I got my start in Korea at a hagwon (private language institute). I went back to Canada for grad school and spent that whole time missing Korea, such that I decided to come back for round 2. Through an old friend, I got a much better hagwon job, and then used the connections I made during that year to get a great university job.
Most people in Korea get their start at either a hagwon or public school because it’s difficult to get university jobs from abroad - most places want in-person interviews. However, you really need to be wary of hagwons - many people do get ripped off. Teachers need to be aware that they’re places of business first, educational institutions second. Public school jobs are usually much better than hagwons, but the government seems to be systematically cutting these positions lately.
I’ve already been in Korea for a decade, but have decided to return home to Canada in March 2016. I want to be around my family and live in a place where everything makes sense to me! Teaching in Korea is kind of a dead-end job with no room for advancement into management, so it’s not a great place to teach if you’re ambitious like me.
I want to work somewhere in a job where my hard work gets rewarded because Korea certainly isn’t that place. I always had in the back of my mind that I’d enjoy the easy living that working in a Korean university brings for a few years, but that it wouldn’t be my life forever.
The most difficult thing about teaching university students in Korea is trying to overcome their previous language education which has largely been ineffective in terms of actually being able to communicate. Koreans learn English in elementary, middle and high school strictly for their version of the SAT that they take at the end of high school in order to get into college. It has no spoken or written component and so as a result, Koreans are usually pretty competent at reading, listening, vocabulary and grammar, but they are terrible at speaking or writing.

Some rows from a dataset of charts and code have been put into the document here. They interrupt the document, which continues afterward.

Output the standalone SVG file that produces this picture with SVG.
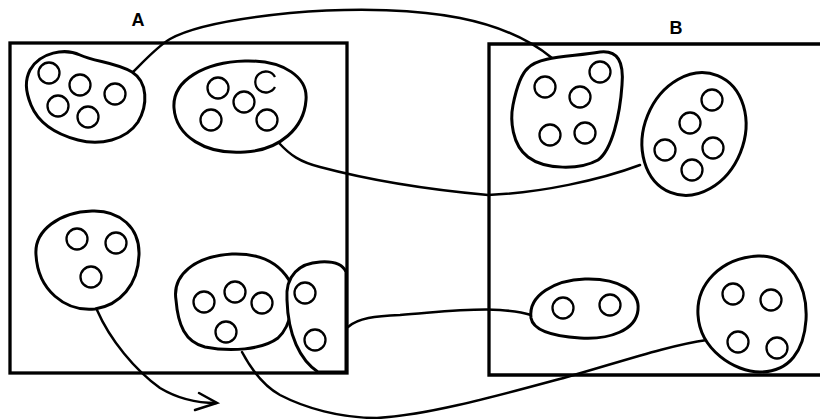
<svg xmlns="http://www.w3.org/2000/svg" width="820" height="419" viewBox="0 0 820 419">
<style>
.box{fill:none;stroke:#000;stroke-width:3.3}
.blob{fill:#fff;stroke:#000;stroke-width:3;stroke-linejoin:round}
.c{fill:none;stroke:#000;stroke-width:2.3}
.con{fill:none;stroke:#000;stroke-width:2.5;stroke-linecap:round}
.lbl{font-family:"Liberation Sans",Arial,sans-serif;font-weight:bold;font-size:18px;fill:#000}
</style>
<rect width="820" height="419" fill="#fff"/>
<g id="boxA"><rect class="box" x="10" y="43" width="337" height="330"/><text class="lbl" x="138" y="26" text-anchor="middle">A</text></g>
<g id="boxB"><path class="box" d="M822,44 L489,44 L489,375 L822,375"/><text class="lbl" x="676" y="34" text-anchor="middle">B</text></g>
<g id="connectors">
<path class="con" d="M133,72 C145,60 158,46 170,39 C195,25 240,18 290,13 C360,7 420,10 460,18 C500,26 530,40 552,58"/>
<path class="con" d="M279,143 C290,155 300,162 320,167 C350,175 410,188 488,195 C540,193 600,180 640,165"/>
<path class="con" d="M348,327 C358,318 375,316 400,315 C440,312 470,308 500,310 C515,311 525,313 531,315"/>
<path class="con" d="M242,352 C250,367 262,385 280,395 C305,408 340,418 377,418 C430,415 500,395 567,377 C620,362 670,345 707,340"/>
<path class="con" d="M97,310 C110,340 135,370 160,388 C180,400 200,403 216,403"/>
<path class="con" d="M199,393 L217,403 L195,410"/>
</g>
<g id="A1">
<path class="blob" d="M30,70 C40,52 65,48 80,55 C95,62 115,62 132,72 C148,82 148,105 138,122 C126,140 100,146 78,140 C55,134 38,122 31,105 C25,90 25,80 30,70 Z"/>
<circle class="c" cx="49" cy="73" r="10.5"/><circle class="c" cx="80" cy="85" r="10.5"/><circle class="c" cx="115" cy="94" r="10.5"/><circle class="c" cx="58" cy="106" r="10.5"/><circle class="c" cx="88" cy="117" r="10.5"/>
</g>
<g id="A2">
<path class="blob" d="M174,108 C172,80 205,62 245,61 C285,60 308,78 306,100 C304,128 280,150 245,152 C205,155 176,136 174,108 Z"/>
<circle class="c" cx="218" cy="88" r="10.5"/><path class="c" d="M275,87 A10.5,10.5 0 1 1 275,77"/><circle class="c" cx="244" cy="102" r="10.5"/><circle class="c" cx="211" cy="120" r="10.5"/><circle class="c" cx="267" cy="120" r="10.5"/>
</g>
<g id="A3">
<path class="blob" d="M36,255 C34,230 60,212 92,211 C120,210 140,228 139,255 C138,285 120,305 95,309 C65,312 38,290 36,255 Z"/>
<circle class="c" cx="77" cy="239" r="10.5"/><circle class="c" cx="116" cy="243" r="10.5"/><circle class="c" cx="91" cy="277" r="10.5"/>
</g>
<g id="A4">
<path class="blob" d="M176,300 C172,275 195,256 232,254 C260,253 278,262 289,280 C295,300 292,325 278,338 C262,350 230,352 205,347 C185,342 178,325 176,300 Z"/>
<circle class="c" cx="204" cy="302" r="10.5"/><circle class="c" cx="235" cy="292" r="10.5"/><circle class="c" cx="262" cy="303" r="10.5"/><circle class="c" cx="226" cy="332" r="10.5"/>
</g>
<g id="A5">
<path class="blob" d="M287,300 C285,275 300,263 320,262 C335,261 343,265 346,272 L346,372 L318,372 C300,360 288,335 287,300 Z"/>
<circle class="c" cx="305" cy="293" r="10.5"/><circle class="c" cx="315" cy="340" r="10.5"/>
</g>
<g id="B1">
<path class="blob" d="M528,68 C540,56 570,57 600,52 C618,50 624,62 622,85 C620,115 612,150 598,160 C580,170 545,170 528,157 C512,145 510,120 513,105 C516,90 520,75 528,68 Z"/>
<circle class="c" cx="545" cy="87" r="10.5"/><circle class="c" cx="600" cy="72" r="10.5"/><circle class="c" cx="580" cy="97" r="10.5"/><circle class="c" cx="550" cy="135" r="10.5"/><circle class="c" cx="585" cy="133" r="10.5"/>
</g>
<g id="B2">
<ellipse class="blob" cx="694" cy="134" rx="50" ry="63" transform="rotate(22 694 134)"/>
<circle class="c" cx="712" cy="100" r="10.5"/><circle class="c" cx="690" cy="123" r="10.5"/><circle class="c" cx="665" cy="150" r="10.5"/><circle class="c" cx="713" cy="148" r="10.5"/><circle class="c" cx="692" cy="170" r="10.5"/>
</g>
<g id="B3">
<path class="blob" d="M531,318 C528,295 555,280 585,279 C620,278 640,292 638,310 C636,330 610,340 580,338 C550,336 533,330 531,318 Z"/>
<circle class="c" cx="563" cy="308" r="10.5"/><circle class="c" cx="610" cy="305" r="10.5"/>
</g>
<g id="B4">
<path class="blob" d="M698,315 C696,285 720,258 758,256 C790,255 808,285 806,320 C804,350 790,372 760,372 C735,372 700,350 698,315 Z"/>
<circle class="c" cx="733" cy="294" r="10.5"/><circle class="c" cx="771" cy="300" r="10.5"/><circle class="c" cx="738" cy="342" r="10.5"/><circle class="c" cx="777" cy="348" r="10.5"/>
</g>
</svg>
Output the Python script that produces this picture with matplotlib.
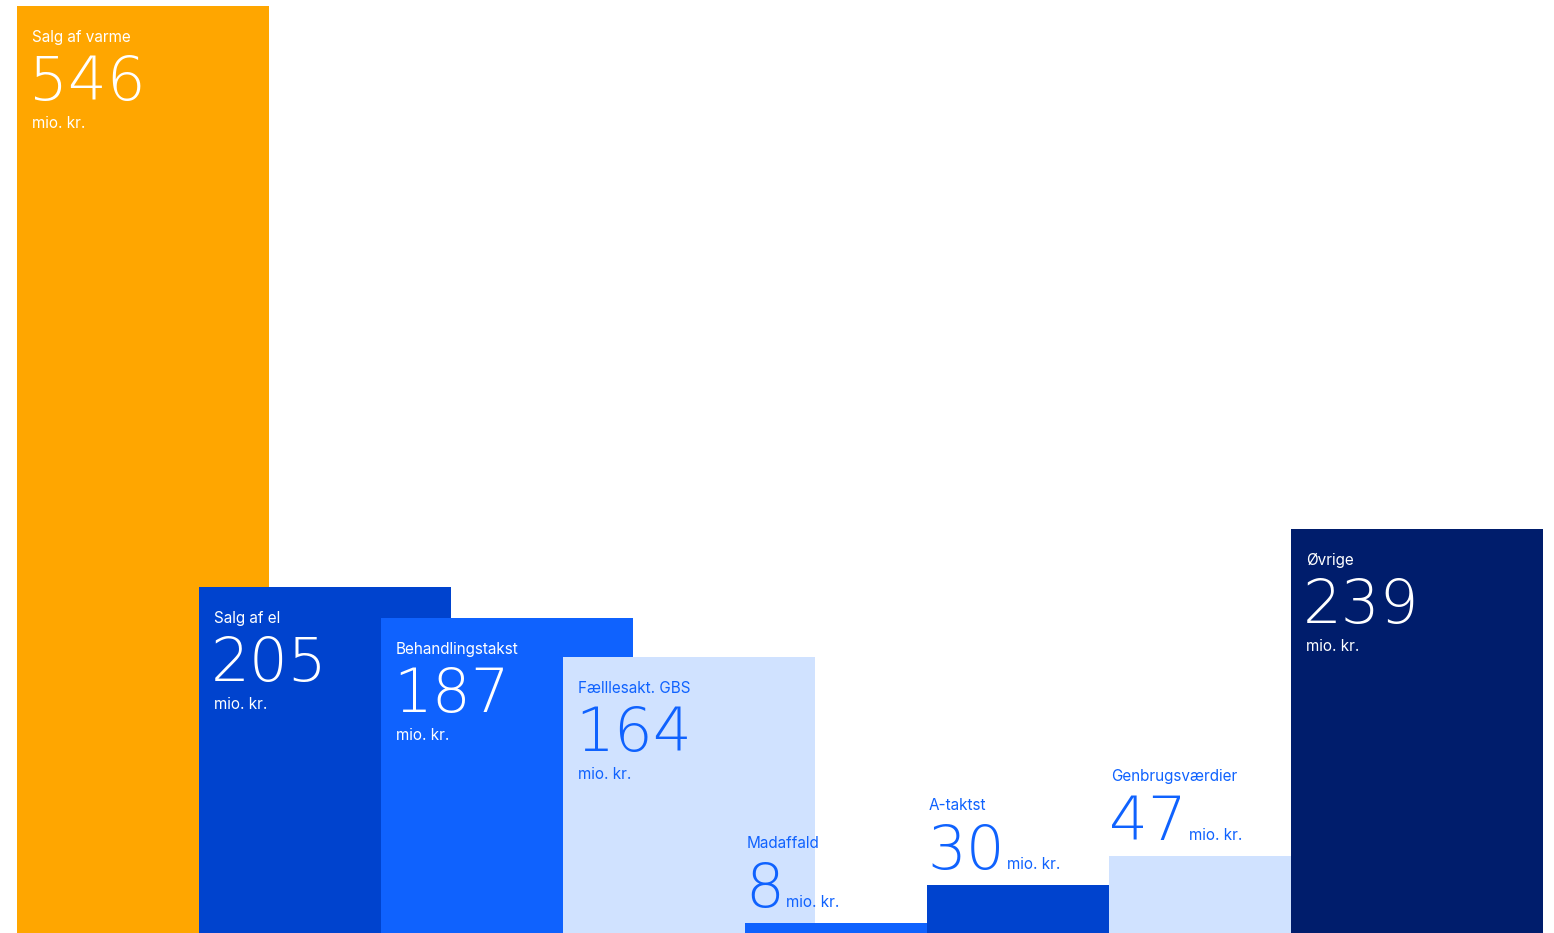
import matplotlib
matplotlib.use("Agg")
import matplotlib.pyplot as plt

# data
labels = ["Salg af varme", "Salg af el", "Behandlingstakst", "Fælllesakt. GBS",
          "Madaffald", "A-taktst", "Genbrugsværdier", "Øvrige"]
values = [546, 205, 187, 164, 8, 30, 47, 239]
colors = ["#FFA600", "#0043CE", "#0F62FE", "#D0E2FF",
          "#0F62FE", "#0043CE", "#D0E2FF", "#001D6C"]
inside = [True, True, True, True, False, False, False, True]

W, H = 1554, 933
bar_w = 252 / 182  # bars overlap, step = 1

fig = plt.figure(figsize=(W / 100, H / 100), dpi=100)
ax = fig.add_axes([17 / W, -3.2 / H, 1526 / W, 930.2 / H])
ax.set_xlim(0, 7 + bar_w)
ax.set_ylim(0, 546)
ax.axis("off")

x = list(range(len(values)))
for i in x:
    ax.bar(i, values[i], width=bar_w, align="edge", color=colors[i], zorder=i + 1)

renderer = fig.canvas.get_renderer()
lab_font = dict(family=["Inter", "DejaVu Sans"], fontsize=11)
num_font = dict(family=["DejaVu Sans"], fontsize=44, fontweight="light")
blue = "#0F62FE"

for i in x:
    v = values[i]
    if inside[i]:
        tc = blue if colors[i] == "#D0E2FF" else "white"
        ax.annotate(labels[i], (i, v), xytext=(15, -24), textcoords="offset pixels",
                    va="top", ha="left", color=tc, zorder=20, **lab_font)
        ax.annotate(str(v), (i, v), xytext=(12, -94), textcoords="offset pixels",
                    va="baseline", ha="left", color=tc, zorder=20, **num_font)
        ax.annotate("mio. kr.", (i, v), xytext=(15, -122), textcoords="offset pixels",
                    va="baseline", ha="left", color=tc, zorder=20, **lab_font)
    else:
        ax.annotate(labels[i], (i, v), xytext=(2, 87), textcoords="offset pixels",
                    va="top", ha="left", color=blue, zorder=20, **lab_font)
        t = ax.annotate(str(v), (i, v), xytext=(0, 16), textcoords="offset pixels",
                        va="baseline", ha="left", color=blue, zorder=20, **num_font)
        wpx = t.get_window_extent(renderer).width
        ax.annotate("mio. kr.", (i, v), xytext=(wpx + 2, 16), textcoords="offset pixels",
                    va="baseline", ha="left", color=blue, zorder=20, **lab_font)

fig.savefig("out.png", dpi=100)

When they get to my class, they are used to being totally passive learners and expect that English class will be lecture-style. I refuse to do this because it’s a terrible way to learn a language and instead employ more communicative, task-based learning techniques, so it can sometimes be a battle of wills. You actually want me to talk with partner? I really have to stand up and survey 10 of my classmates?
Lately, it’s not a big deal because I teach better students, but trying to get 30 engineering students active and involved in a Monday morning 9am class can be extremely trying and it’s not a position I ever want to find myself in again.
Class sizes can really vary. At my first job, I had 40 or more students in my freshman English classes which was pretty terrible. These days, my classes are capped at 24, which is a much better number for a writing or conversation class. Some classes, like my evening classes have far fewer - usually around 10 or 12. Overtime classes that are optional for the students can have even fewer.